╭─ DATA ROWS
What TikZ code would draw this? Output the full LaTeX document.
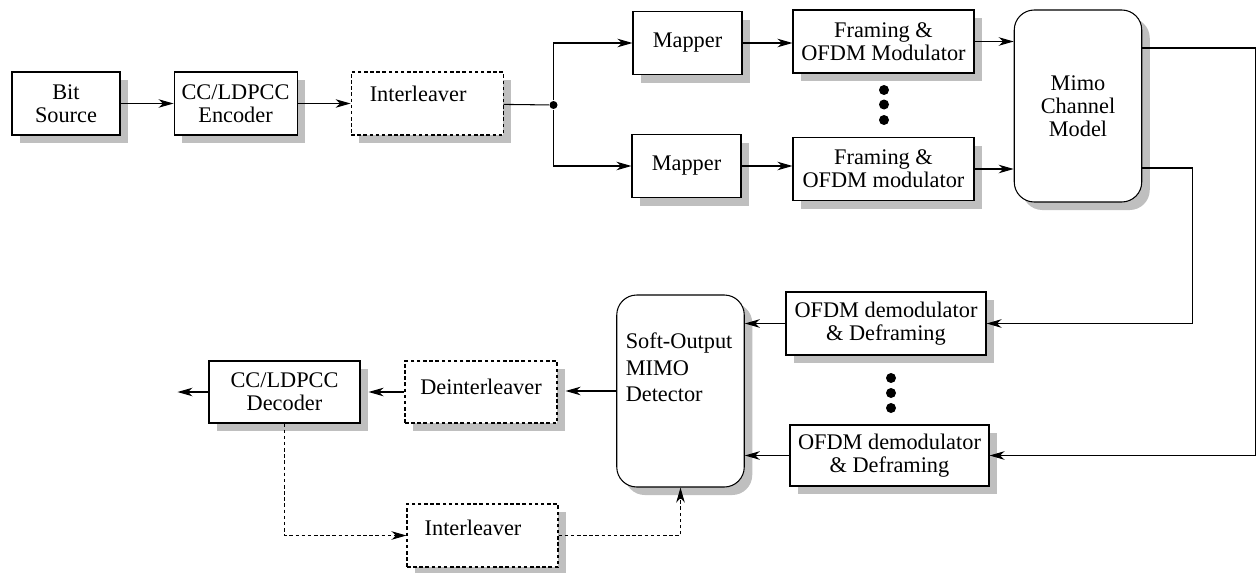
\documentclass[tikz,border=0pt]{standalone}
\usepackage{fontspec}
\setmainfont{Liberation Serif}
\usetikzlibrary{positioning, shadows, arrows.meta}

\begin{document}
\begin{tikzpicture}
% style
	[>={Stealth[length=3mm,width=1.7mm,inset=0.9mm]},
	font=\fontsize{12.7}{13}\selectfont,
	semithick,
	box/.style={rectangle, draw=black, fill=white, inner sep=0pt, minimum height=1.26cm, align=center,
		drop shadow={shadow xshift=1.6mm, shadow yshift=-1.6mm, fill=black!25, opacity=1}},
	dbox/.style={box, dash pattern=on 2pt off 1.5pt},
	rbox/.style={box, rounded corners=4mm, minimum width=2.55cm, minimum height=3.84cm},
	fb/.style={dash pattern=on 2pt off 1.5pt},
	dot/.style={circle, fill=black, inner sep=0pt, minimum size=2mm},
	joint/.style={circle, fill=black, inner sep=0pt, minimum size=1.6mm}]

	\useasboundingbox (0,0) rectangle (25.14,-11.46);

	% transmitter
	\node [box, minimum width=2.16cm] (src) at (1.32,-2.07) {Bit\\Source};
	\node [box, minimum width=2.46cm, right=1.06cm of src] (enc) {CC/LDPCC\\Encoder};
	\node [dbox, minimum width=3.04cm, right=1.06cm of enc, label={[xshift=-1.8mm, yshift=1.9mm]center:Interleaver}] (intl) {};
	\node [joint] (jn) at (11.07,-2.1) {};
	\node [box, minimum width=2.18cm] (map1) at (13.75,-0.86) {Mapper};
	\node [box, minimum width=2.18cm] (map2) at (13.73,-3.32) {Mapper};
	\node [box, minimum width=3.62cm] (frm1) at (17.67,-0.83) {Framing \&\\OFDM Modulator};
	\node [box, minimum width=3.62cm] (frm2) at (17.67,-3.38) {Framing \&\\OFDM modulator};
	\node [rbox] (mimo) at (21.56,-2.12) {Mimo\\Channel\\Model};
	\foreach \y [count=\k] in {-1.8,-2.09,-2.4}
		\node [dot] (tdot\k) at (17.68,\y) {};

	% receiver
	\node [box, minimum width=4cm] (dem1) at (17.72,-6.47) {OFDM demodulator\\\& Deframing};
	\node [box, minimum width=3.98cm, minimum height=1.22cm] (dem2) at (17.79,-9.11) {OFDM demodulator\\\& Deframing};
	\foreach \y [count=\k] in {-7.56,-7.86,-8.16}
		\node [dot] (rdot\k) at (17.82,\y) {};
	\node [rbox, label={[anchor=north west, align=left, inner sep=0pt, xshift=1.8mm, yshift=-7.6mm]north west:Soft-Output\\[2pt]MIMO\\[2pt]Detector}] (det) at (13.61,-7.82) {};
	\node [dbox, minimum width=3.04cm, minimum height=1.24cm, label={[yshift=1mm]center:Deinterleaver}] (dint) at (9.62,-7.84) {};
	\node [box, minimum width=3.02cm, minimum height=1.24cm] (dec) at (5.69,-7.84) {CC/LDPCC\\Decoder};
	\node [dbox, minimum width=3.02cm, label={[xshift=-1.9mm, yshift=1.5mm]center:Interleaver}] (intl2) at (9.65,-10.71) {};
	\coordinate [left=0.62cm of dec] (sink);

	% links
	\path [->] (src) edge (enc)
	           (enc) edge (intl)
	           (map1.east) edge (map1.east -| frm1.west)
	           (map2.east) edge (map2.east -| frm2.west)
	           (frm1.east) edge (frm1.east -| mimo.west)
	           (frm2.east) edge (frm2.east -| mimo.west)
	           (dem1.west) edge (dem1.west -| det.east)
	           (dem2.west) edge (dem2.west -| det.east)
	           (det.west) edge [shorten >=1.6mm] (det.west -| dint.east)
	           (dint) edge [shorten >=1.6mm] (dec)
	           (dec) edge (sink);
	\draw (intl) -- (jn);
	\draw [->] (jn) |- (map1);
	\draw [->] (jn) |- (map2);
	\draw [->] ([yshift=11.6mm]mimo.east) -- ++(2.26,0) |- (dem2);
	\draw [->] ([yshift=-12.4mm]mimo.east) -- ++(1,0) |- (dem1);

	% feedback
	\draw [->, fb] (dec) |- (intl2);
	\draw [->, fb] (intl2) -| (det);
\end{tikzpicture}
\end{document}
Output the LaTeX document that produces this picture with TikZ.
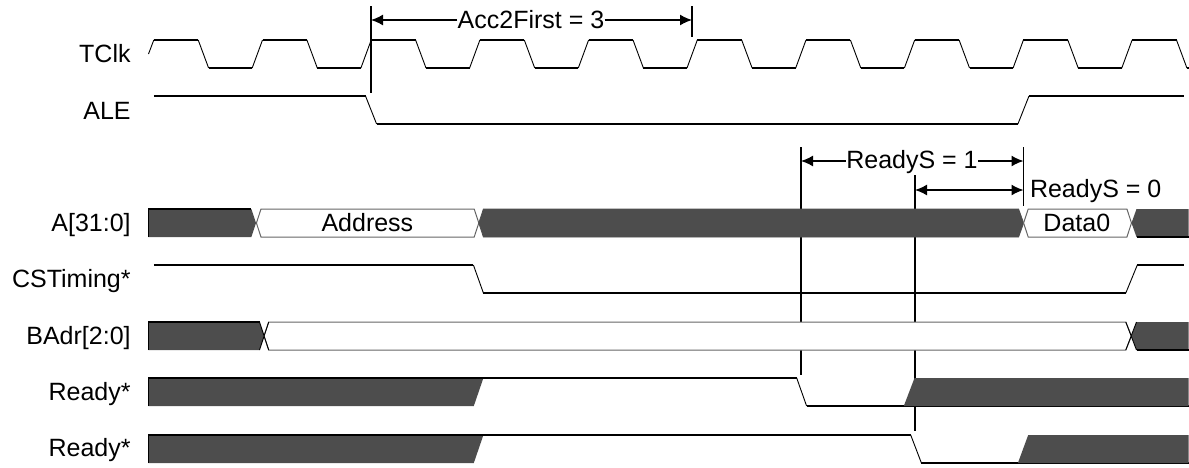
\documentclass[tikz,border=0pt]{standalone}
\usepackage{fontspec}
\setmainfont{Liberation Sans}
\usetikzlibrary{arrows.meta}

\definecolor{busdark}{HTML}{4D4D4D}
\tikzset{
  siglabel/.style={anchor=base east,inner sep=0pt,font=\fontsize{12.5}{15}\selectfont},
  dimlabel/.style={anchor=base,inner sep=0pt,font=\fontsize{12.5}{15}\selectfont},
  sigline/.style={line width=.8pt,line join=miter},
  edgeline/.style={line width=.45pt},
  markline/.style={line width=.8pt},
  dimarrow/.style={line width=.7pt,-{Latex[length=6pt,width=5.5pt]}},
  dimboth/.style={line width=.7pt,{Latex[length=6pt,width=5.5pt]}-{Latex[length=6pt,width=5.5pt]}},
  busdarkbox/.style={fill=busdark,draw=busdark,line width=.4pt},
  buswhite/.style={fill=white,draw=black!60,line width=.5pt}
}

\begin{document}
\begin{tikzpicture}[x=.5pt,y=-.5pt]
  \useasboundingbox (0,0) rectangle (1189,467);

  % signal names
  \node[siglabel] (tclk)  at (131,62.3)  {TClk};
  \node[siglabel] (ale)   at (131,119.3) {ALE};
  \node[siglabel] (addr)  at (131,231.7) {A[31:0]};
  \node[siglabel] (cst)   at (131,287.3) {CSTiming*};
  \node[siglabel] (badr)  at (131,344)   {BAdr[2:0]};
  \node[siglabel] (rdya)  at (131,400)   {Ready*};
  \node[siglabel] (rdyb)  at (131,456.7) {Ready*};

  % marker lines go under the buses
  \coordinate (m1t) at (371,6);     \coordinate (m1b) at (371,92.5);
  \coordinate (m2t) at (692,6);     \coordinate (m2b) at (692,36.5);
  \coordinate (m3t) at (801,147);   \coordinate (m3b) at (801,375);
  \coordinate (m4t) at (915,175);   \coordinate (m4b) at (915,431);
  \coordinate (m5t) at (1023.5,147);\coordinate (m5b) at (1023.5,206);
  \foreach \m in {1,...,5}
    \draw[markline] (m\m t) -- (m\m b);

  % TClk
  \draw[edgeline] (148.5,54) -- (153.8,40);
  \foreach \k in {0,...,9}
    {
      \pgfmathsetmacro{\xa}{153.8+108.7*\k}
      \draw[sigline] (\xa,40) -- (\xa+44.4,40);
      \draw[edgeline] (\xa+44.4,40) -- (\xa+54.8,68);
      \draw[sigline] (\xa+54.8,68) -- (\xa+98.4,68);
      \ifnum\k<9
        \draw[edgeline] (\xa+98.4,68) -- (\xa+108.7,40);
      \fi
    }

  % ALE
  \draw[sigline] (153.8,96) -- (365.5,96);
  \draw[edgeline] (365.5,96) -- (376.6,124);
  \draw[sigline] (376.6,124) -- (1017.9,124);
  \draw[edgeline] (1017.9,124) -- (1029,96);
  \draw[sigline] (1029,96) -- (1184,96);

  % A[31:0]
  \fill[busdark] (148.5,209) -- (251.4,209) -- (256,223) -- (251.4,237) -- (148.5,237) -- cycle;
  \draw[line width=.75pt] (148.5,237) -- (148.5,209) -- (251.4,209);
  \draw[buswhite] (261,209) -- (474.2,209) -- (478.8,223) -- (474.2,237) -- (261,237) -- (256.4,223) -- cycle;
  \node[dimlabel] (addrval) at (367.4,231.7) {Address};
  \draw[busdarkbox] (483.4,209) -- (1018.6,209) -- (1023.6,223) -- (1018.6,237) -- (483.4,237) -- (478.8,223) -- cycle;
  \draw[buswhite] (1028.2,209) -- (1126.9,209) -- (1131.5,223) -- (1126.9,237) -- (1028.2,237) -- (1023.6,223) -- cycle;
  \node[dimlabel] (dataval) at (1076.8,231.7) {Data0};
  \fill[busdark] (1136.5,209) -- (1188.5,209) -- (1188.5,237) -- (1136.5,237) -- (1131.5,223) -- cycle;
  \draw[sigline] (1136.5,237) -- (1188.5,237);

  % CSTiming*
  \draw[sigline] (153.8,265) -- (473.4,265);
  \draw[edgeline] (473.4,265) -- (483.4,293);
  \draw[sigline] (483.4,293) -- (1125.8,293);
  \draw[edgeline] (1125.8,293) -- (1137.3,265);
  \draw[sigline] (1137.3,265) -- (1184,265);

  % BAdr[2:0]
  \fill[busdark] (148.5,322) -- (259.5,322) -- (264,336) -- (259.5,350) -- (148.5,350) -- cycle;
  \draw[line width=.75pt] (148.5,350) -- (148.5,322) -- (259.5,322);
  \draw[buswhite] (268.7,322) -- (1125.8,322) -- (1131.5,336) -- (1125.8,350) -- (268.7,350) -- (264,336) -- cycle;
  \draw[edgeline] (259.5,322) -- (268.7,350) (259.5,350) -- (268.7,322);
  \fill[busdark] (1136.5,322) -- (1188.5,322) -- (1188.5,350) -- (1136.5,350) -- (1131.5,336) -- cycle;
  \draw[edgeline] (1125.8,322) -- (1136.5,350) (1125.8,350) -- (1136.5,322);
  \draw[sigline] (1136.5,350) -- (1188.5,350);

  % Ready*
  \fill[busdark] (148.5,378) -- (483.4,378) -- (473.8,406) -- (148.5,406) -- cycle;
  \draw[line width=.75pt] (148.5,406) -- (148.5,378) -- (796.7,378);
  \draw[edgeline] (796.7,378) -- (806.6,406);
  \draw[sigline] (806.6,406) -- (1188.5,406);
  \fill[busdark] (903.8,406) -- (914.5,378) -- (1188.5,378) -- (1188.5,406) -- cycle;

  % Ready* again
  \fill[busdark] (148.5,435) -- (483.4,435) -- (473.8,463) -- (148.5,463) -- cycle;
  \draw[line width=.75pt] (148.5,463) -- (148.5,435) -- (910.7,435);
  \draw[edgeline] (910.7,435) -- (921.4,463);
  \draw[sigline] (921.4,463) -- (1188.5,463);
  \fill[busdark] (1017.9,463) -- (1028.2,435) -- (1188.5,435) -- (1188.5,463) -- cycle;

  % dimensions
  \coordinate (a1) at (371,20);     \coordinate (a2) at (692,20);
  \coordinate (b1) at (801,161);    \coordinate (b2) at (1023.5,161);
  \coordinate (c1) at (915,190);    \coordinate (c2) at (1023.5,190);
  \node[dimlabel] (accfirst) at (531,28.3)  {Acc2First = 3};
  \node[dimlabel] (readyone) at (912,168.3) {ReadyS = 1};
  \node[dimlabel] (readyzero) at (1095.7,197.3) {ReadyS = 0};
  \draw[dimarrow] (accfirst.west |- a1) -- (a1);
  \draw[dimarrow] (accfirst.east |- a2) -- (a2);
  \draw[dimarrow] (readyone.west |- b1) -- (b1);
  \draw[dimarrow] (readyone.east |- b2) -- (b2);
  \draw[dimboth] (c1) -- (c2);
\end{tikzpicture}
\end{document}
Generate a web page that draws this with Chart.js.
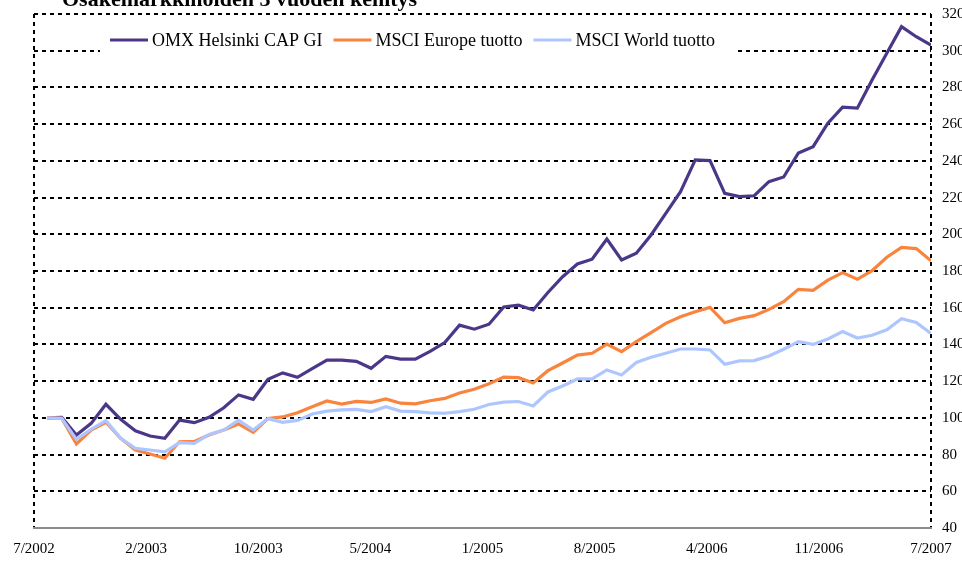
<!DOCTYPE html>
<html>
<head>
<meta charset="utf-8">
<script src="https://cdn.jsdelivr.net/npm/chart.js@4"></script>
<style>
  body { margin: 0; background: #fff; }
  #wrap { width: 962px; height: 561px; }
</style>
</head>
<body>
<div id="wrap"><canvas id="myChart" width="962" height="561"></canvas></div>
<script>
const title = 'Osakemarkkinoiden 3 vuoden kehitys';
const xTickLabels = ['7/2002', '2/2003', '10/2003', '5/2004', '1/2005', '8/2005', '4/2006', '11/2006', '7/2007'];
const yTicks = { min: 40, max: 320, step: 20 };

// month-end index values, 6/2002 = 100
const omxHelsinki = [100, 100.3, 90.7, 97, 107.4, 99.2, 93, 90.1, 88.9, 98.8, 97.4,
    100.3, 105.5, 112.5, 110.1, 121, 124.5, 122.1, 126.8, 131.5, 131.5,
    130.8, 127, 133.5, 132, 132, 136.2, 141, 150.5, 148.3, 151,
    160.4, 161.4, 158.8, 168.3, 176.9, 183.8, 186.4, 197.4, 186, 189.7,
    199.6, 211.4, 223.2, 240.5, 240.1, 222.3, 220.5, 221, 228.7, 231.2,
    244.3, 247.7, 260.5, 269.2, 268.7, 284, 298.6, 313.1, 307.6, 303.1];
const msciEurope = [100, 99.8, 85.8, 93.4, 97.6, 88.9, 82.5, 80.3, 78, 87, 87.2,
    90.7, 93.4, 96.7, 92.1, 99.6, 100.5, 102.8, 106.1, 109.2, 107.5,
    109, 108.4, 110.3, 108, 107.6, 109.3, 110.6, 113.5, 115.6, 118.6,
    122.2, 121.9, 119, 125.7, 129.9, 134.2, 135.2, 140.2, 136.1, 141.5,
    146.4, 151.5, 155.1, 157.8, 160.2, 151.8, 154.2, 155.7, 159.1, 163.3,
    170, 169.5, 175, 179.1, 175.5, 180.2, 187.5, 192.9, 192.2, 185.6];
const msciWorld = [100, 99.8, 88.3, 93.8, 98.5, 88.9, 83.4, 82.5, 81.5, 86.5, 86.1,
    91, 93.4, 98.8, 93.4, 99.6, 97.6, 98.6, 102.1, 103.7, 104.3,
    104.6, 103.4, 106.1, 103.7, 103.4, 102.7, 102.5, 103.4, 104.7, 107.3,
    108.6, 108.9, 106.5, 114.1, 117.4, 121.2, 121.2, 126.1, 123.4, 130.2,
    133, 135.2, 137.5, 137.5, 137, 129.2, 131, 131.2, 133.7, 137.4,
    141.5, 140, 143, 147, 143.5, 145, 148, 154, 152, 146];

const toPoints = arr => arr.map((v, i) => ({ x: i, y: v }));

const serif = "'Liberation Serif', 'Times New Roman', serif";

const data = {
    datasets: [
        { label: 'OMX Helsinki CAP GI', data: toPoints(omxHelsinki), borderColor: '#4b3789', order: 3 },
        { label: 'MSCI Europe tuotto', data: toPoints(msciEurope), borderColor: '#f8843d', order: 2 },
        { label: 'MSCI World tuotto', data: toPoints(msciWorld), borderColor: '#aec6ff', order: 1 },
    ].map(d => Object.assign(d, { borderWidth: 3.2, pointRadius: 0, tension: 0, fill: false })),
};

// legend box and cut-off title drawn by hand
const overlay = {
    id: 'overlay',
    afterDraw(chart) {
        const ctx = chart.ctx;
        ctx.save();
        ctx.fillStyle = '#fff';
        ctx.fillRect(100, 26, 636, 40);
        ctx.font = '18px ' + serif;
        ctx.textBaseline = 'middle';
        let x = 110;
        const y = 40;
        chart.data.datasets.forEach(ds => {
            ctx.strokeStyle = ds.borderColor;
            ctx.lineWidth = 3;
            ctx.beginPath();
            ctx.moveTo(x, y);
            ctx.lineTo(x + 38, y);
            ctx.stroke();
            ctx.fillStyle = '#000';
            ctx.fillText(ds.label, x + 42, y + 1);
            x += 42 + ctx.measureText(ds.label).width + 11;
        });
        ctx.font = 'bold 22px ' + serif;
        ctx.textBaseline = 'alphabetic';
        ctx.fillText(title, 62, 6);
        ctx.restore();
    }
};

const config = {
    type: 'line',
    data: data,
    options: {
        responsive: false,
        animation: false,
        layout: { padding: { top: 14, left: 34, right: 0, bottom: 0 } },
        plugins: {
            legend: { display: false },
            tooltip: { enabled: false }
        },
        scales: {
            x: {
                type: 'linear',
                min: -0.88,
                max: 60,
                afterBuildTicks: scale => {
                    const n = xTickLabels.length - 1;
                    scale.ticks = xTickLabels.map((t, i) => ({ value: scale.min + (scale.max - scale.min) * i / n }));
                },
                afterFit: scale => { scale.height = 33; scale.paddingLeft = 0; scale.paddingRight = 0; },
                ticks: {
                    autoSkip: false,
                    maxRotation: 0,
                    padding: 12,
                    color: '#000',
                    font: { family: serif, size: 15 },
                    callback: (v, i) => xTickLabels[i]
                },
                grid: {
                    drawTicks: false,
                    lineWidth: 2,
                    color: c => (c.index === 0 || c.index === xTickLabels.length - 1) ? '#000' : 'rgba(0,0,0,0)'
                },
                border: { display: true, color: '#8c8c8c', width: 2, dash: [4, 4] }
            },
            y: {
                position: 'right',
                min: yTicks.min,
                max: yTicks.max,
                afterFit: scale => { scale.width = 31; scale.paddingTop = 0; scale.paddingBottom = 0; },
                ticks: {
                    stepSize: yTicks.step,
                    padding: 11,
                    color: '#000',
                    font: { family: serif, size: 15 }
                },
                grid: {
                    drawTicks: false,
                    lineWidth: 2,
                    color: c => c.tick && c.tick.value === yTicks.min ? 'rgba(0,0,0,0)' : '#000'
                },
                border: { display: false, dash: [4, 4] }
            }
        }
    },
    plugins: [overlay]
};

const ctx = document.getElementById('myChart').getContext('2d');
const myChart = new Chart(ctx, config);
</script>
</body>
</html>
╰─
#### [AIM OF THE TASK]
Leave the pictures out, then copy word for word only the lines from the one containing "Generate a web" through the one containing "320, step: 20", both included.

#### [EXERCISE RESPONSE]
Generate a web page that draws this with Chart.js.
<!DOCTYPE html>
<html>
<head>
<meta charset="utf-8">
<script src="https://cdn.jsdelivr.net/npm/chart.js@4"></script>
<style>
  body { margin: 0; background: #fff; }
  #wrap { width: 962px; height: 561px; }
</style>
</head>
<body>
<div id="wrap"><canvas id="myChart" width="962" height="561"></canvas></div>
<script>
const title = 'Osakemarkkinoiden 3 vuoden kehitys';
const xTickLabels = ['7/2002', '2/2003', '10/2003', '5/2004', '1/2005', '8/2005', '4/2006', '11/2006', '7/2007'];
const yTicks = { min: 40, max: 320, step: 20 };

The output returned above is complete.